To be clear: I am not a spokesman for the institution. As was indicated in the Commencement program, I was speaking as the Chair of the Senate Advisory Committee on University Affairs, not the University. It is an important distinction. The Chair of the Senate is not bound by the University’s recently-adopted policy on institutional neutrality. We learned from hard experience during the McCarthy era that academic freedom is a foundational pillar of higher education, and today we annually honor those members of the Michigan faculty who spoke forthrightly against the evils of their own time. In the words of American Association of University Professors, academic freedom “protects the right of a faculty member to speak freely when participating in institutional governance, as well as to speak freely as a citizen.”

It is now clear that the remarks I gave on 2 May have caused offence to some attendees, and I regret having occasioned unhappiness and anger on a happy day. In retrospect, I should have found a suitable way to acknowledge the personal trauma that some of our students experienced on 7 October 2023.

Again, I offer my congratulations to the University of Michigan Class of 2026.

Derek R. Peterson
7.v.2026

 

 

Remarks as Written and Submitted in Advance of Commencement

In 1858 a young woman named Sarah Burger applied for admission to the University of Michigan. In those days there were 450 students on campus. All of them were men.

Michigan president Henry Tappan was opposed to the admission of women. “When we attempt to disturb God’s order,” he wrote, “we produce monstrosities.”

So it must have taken courage for young Ms. Burger to make her application. She was by no means naïve. She was a suffragette, who at the age of 14 had attended a national conference on women’s rights in Cleveland.

Her application for admission to Michigan was received skeptically by the Regents. Allowing women into the University would “obliterate their refined and retiring delicacy,” advised the president of Rutgers. The Board of Regents voted unanimously against admitting Ms. Burger.

She was not deterred. She applied again in June 1859. The Regents again refused her application. Michigan did not admit women until 1870.

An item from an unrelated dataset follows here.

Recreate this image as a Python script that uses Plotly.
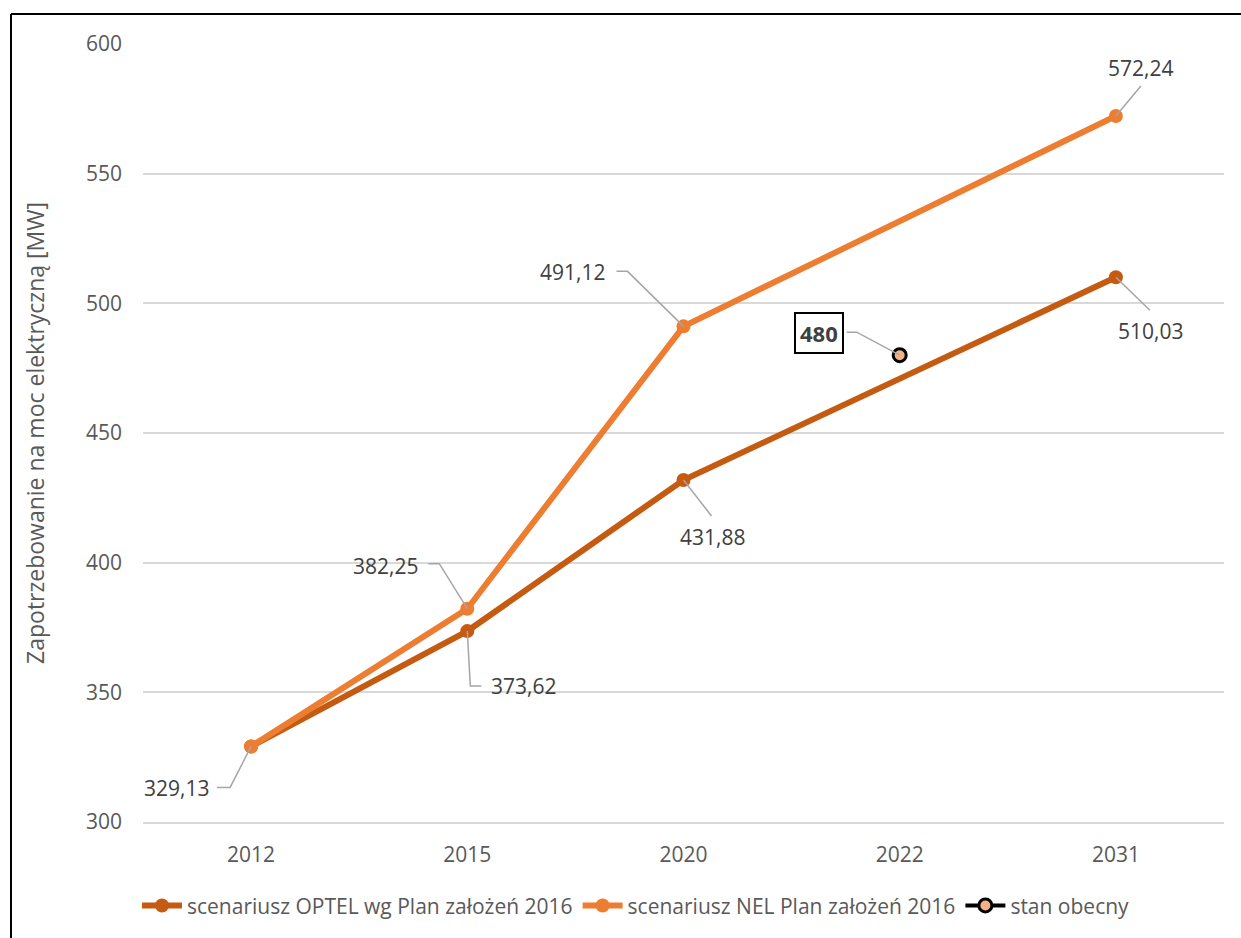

Today, as I speak, over 53 percent of the graduating class of 2026 is made up of women.

The point I want to make is that this and other freedoms were hard won. They were not handed out by a generous administration. This is the greatest public university in the world because people like Ms. Burger refused to accept the orthodoxies of their time. They saw in Michigan a promise: that this great university should actively place itself in the service of all the people of this great state.

The next time you sing Hail to the Victors, sing for Sarah Burger. Sing for the thousands of students who have devoted themselves to the pursuit of social justice.

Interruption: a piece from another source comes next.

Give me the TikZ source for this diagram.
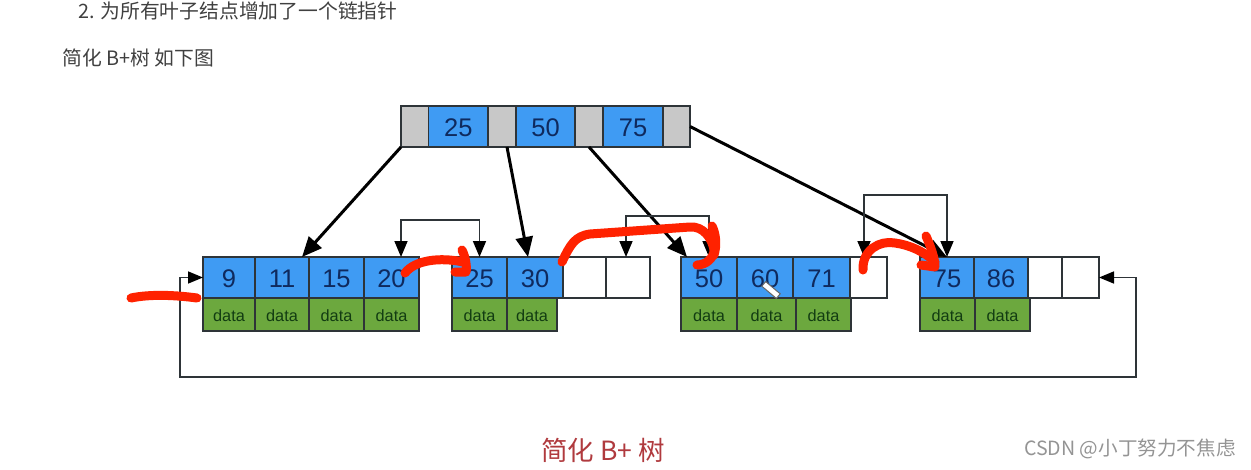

Sing for Moritz Levi, professor of French, the first Jewish faculty member at the University of Michigan. Sing for the Black Action Movement, whose members demanded a curriculum that honored the experience of Black Americans. Sing for the student activists, who over these past few years have sacrificed much to open our hearts to the injustices happening in Gaza.

The greatness of this institution does not rest only on the shoulders of our student athletes. It rests on the courage and conviction of student activists who have pushed this university down the path toward justice.

Congratulations to all of you, and Go Blue.